New Analysis—What IPCC energy pathways tell us about Paris-aligned policies and investments
A new report crunches the numbers on the latest Intergovernmental Panel on Climate Change (IPCC) data and concludes that the world must decrease global oil and gas production and consumption by 30% by 2030.
Published by the International Institute for Sustainable Development (IISD), this report zeroes in on the IPCC pathways that limit warming to 1.5°C. The results can point governments, companies, and investors toward the course of action needed to stave off the most catastrophic effects of climate change.
Production from already licensed oil and gas fields will release carbon emissions well beyond what is consistent with limiting global warming to 1.5°C. While the International Energy Agency’s (IEA) Net-Zero by 2050 report made headlines last year for saying that there should not be any new oil and gas exploration or development of new fields, the IPCC does not take a prescriptive approach. This has led to some banks using IPCC scenarios to justify continued financing of fossil fuel projects.
IISD’s Lighting the Path report uses the IPCC’s measure of feasible levels of carbon capture and removal technologies to show that, in reality, both IEA and IPCC scenarios are aligned: new oil and gas development and exploration must end immediately, and some fields will need to be retired early.
On April 4, 2022, the IPCC published the third installment of their Sixth Assessment Report, Climate Change 2022: Mitigation of Climate Change. This report, which covered ways to reduce greenhouse gas emissions, showed that current climate policies are not nearly enough and are likely to lead to a rise in temperature between 2.4°C and 3.5°C by 2100. It found that the world can still hope to avoid the worst impacts of climate change, but only by acting immediately to transition to a low-carbon economy.
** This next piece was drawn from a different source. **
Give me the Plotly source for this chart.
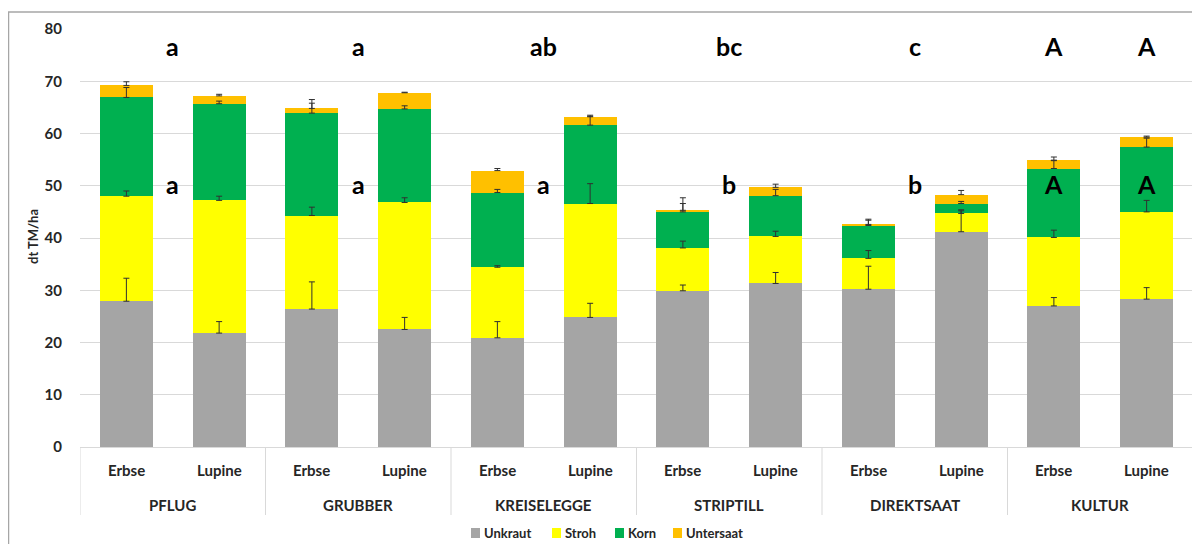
import plotly.graph_objects as go

# Gruppen und Kulturen
verfahren = ["PFLUG", "PFLUG", "GRUBBER", "GRUBBER", "KREISELEGGE", "KREISELEGGE",
             "STRIPTILL", "STRIPTILL", "DIREKTSAAT", "DIREKTSAAT", "KULTUR", "KULTUR"]
kultur = ["Erbse", "Lupine"] * 6
gruppen = ["PFLUG", "GRUBBER", "KREISELEGGE", "STRIPTILL", "DIREKTSAAT", "KULTUR"]

# Werte in dt TM/ha
unkraut = [27.9, 21.8, 26.4, 22.5, 20.9, 24.8, 29.9, 31.3, 30.2, 41.2, 27.0, 28.3]
stroh = [20.1, 25.4, 17.9, 24.3, 13.5, 21.8, 8.2, 9.0, 5.9, 3.5, 13.1, 16.7]
korn = [18.9, 18.5, 19.6, 17.9, 14.3, 15.0, 6.9, 7.8, 6.3, 1.9, 13.2, 12.4]
untersaat = [2.3, 1.5, 0.9, 3.1, 4.2, 1.6, 0.3, 1.6, 0.2, 1.7, 1.6, 1.9]

# Fehlerbalken (nur nach oben)
err_unkraut = [4.4, 2.2, 5.2, 2.3, 3.1, 2.7, 1.1, 2.1, 4.4, 4.0, 1.6, 2.2]
err_stroh = [1.0, 0.8, 1.6, 0.9, 0.3, 3.8, 1.3, 1.0, 1.5, 0.7, 1.4, 2.2]
err_korn = [1.9, 0.5, 1.9, 0.6, 0.6, 1.7, 1.6, 1.2, 1.0, 0.4, 1.5, 1.7]
err_untersaat = [0.7, 0.3, 1.7, 0.1, 0.4, 0.3, 2.4, 0.6, 1.0, 0.8, 0.6, 0.2]

# Buchstaben (Signifikanz)
top_letters = ["a", "a", "ab", "bc", "c"]
mid_letters = ["a", "a", "a", "b", "b"]
kultur_letters = ["A", "A"]

FONT = "Lato"
TXT = "#262626"
x = [verfahren, kultur]

serien = [
    ("Unkraut", unkraut, err_unkraut, "#A5A5A5"),
    ("Stroh", stroh, err_stroh, "#FFFF00"),
    ("Korn", korn, err_korn, "#00B050"),
    ("Untersaat", untersaat, err_untersaat, "#FFC000"),
]

# Plotfläche in Seitenpixeln (Seite hat 8px Rand)
PL, PR, PT, PB = 80, 1193, 29, 447
def px(xp):
    return (xp - PL) / (PR - PL)
def py(yp):
    return (PB - yp) / (PB - PT)

fig = go.Figure()
for name, vals, err, col in serien:
    fig.add_trace(go.Bar(x=x, y=vals, name=name, marker_color=col, marker_line_width=0,
                         showlegend=False))

# Fehlerbalken obenauf zeichnen (an der jeweiligen Stapelhöhe)
cum = [0] * len(kultur)
for name, vals, err, col in serien:
    cum = [c + v for c, v in zip(cum, vals)]
    fig.add_trace(go.Scatter(
        x=x, y=cum, mode="markers", marker=dict(size=1, color="rgba(0,0,0,0)"),
        showlegend=False, hoverinfo="skip",
        error_y=dict(type="data", array=err, arrayminus=[0] * len(err), symmetric=False,
                     color="#303030", thickness=1, width=3),
    ))

annots = []
bold = lambda s: dict(family=FONT, size=s, color="black", weight="bold")
for i, t in enumerate(top_letters):
    annots.append(dict(x=2 * i + 0.5, y=76.7, text=t, font=bold(25)))
for i, t in enumerate(mid_letters):
    annots.append(dict(x=2 * i + 0.5, y=50.4, text=t, font=bold(25)))
for j, t in enumerate(kultur_letters):
    annots.append(dict(x=10 + j, y=76.7, text=t, font=bold(25)))
    annots.append(dict(x=10 + j, y=50.4, text=t, font=bold(25)))
for a in annots:
    a.update(xref="x", yref="y", showarrow=False)

# Achsenbeschriftung (zweizeilig)
lab = dict(family=FONT, size=15, color=TXT, weight="bold")
for i, k in enumerate(kultur):
    annots.append(dict(x=i, y=py(470), xref="x", yref="paper", text=k, showarrow=False,
                       yanchor="middle", font=lab))
for i, g in enumerate(gruppen):
    annots.append(dict(x=2 * i + 0.5, y=py(505), xref="x", yref="paper", text=g,
                       showarrow=False, yanchor="middle", font=lab))
annots.append(dict(x=px(33), y=py(237), xref="paper", yref="paper", text="dt TM/ha",
                   textangle=-90, showarrow=False, xanchor="center", yanchor="middle",
                   font=dict(family=FONT, size=13, color=TXT, weight="bold")))

shapes = [dict(type="rect", xref="paper", yref="paper", x0=px(8.5), x1=1.1,
               y0=-0.3, y1=py(12), line=dict(color="#a6a6a6", width=1.5),
               fillcolor="rgba(0,0,0,0)", layer="below")]
for i in range(7):
    shapes.append(dict(type="line", xref="x", yref="paper", x0=2 * i - 0.5, x1=2 * i - 0.5,
                       y0=0, y1=py(515), line=dict(color="#d9d9d9", width=1)))

# Legende von Hand
leg_x = [471, 552, 615, 673]
for (name, vals, err, col), lx in zip(serien, leg_x):
    shapes.append(dict(type="rect", xref="paper", yref="paper", x0=px(lx), x1=px(lx + 9),
                       y0=py(538), y1=py(528), fillcolor=col, line=dict(width=0)))
    annots.append(dict(x=px(lx + 11), y=py(533), xref="paper", yref="paper", text=name,
                       showarrow=False, xanchor="left", yanchor="middle",
                       font=dict(family=FONT, size=13, color=TXT, weight="bold")))

W, H = 1192, 536
fig.update_layout(
    width=W, height=H,
    barmode="stack", bargap=0.43,
    paper_bgcolor="white", plot_bgcolor="white",
    margin=dict(l=PL - 8, r=W - (PR - 8), t=PT - 8, b=H - (PB - 8)),
    font=dict(family=FONT, color=TXT),
    annotations=annots,
    shapes=shapes,
    showlegend=False,
    xaxis=dict(type="multicategory", showticklabels=False, showline=True,
               linecolor="#d9d9d9", showdividers=False, automargin=False,
               range=[-0.5, 11.5]),
    yaxis=dict(range=[0, 80], dtick=10, showgrid=True, gridcolor="#d9d9d9",
               zeroline=False, showline=False, ticks="outside", ticklen=14,
               tickcolor="rgba(0,0,0,0)", automargin=False,
               tickfont=dict(size=15, family=FONT, weight="bold", color=TXT)),
)

fig.write_html("out.html")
To reach that conclusion, the IPCC paints a vivid picture of various possible futures for the energy system—some bright, some perilous—depending on which actions the world takes from now until 2050. IPCC reports project future climate outcomes based on different scenarios and discuss the implications of various options, but do not directly tell policy-makers what path to take.
The IPCC suggests that relying too much on unproven-at-scale technologies that capture and store fossil fuel emissions and remove carbon dioxide from the atmosphere is one of the greatest risks to staying below 1.5°C. On the other hand, of all the tools available, the IPCC finds that wind and solar technologies have the biggest potential to mitigate greenhouse gas emissions by 2030 at the lowest cost.
IISD’s Lighting the Path report analyzes the pathways that governments could follow to limit warming to 1.5°C without exceeding the levels of carbon capture and storage and carbon dioxide removal that the IPCC itself deems feasible and sustainable.
- Looking at feasible IPCC pathways that limit warming to 1.5°C, it is clear that no new oil and gas fields should be developed, no exploration should be conducted, and some fields will have to be retired before the end of their economic lifetime. Production from already licensed oil and gas fields will release carbon emissions well beyond what is consistent with the 1.5°C target. This is consistent with the findings of the IEA’s Net-Zero by 2050 report.
- To have a chance at achieving the goals of the Paris Agreement, the world must decrease global oil and gas production and consumption by 30% between now and 2030.
- The addition of new wind and solar energy needs to increase by an average of 18% and 19%, respectively, each year to 2030. Additional policies are needed to double the expected rate of wind and solar deployment by 2030 compared to what would be expected with current policies.
- There is an urgent need to plug the yearly USD 450 billion investment gap for wind and solar. More than USD 830 billion annually will need to be invested by 2030 to build out enough wind and solar energy to stay below 1.5°C. However, current policies are on track to deliver less than USD 380 billion/year by 2030.
- By 2030, the oil and gas industry is forecasted to increase its spending to nearly USD 600 billion on as-yet-undeveloped oil and gas fields, which are inconsistent with limiting warming to 1.5°C.
Quotes from the Authors
“IPCC 1.5°C pathways clearly illustrate the need to slash oil and gas production by 30% this decade to prevent dangerous emissions and avoid heavily relying on unproven technologies. Reaching net-zero emissions by mid-century would otherwise require relying on carbon capture and removal to a greater extent than the IPCC judges feasible.”
Olivier Bois von Kursk, IISD, lead author of Lighting the Path
“The pathways published by the IPCC give critical insights into the future of the energy system. Our new analysis of these pathways leaves no question as to what policy-makers and investors must urgently do to achieve the Paris goals: end oil and gas licensing, exploration, and development; implement new policies to enable massive build out of wind and solar power; and redirect investments from fossil fuels to renewables.”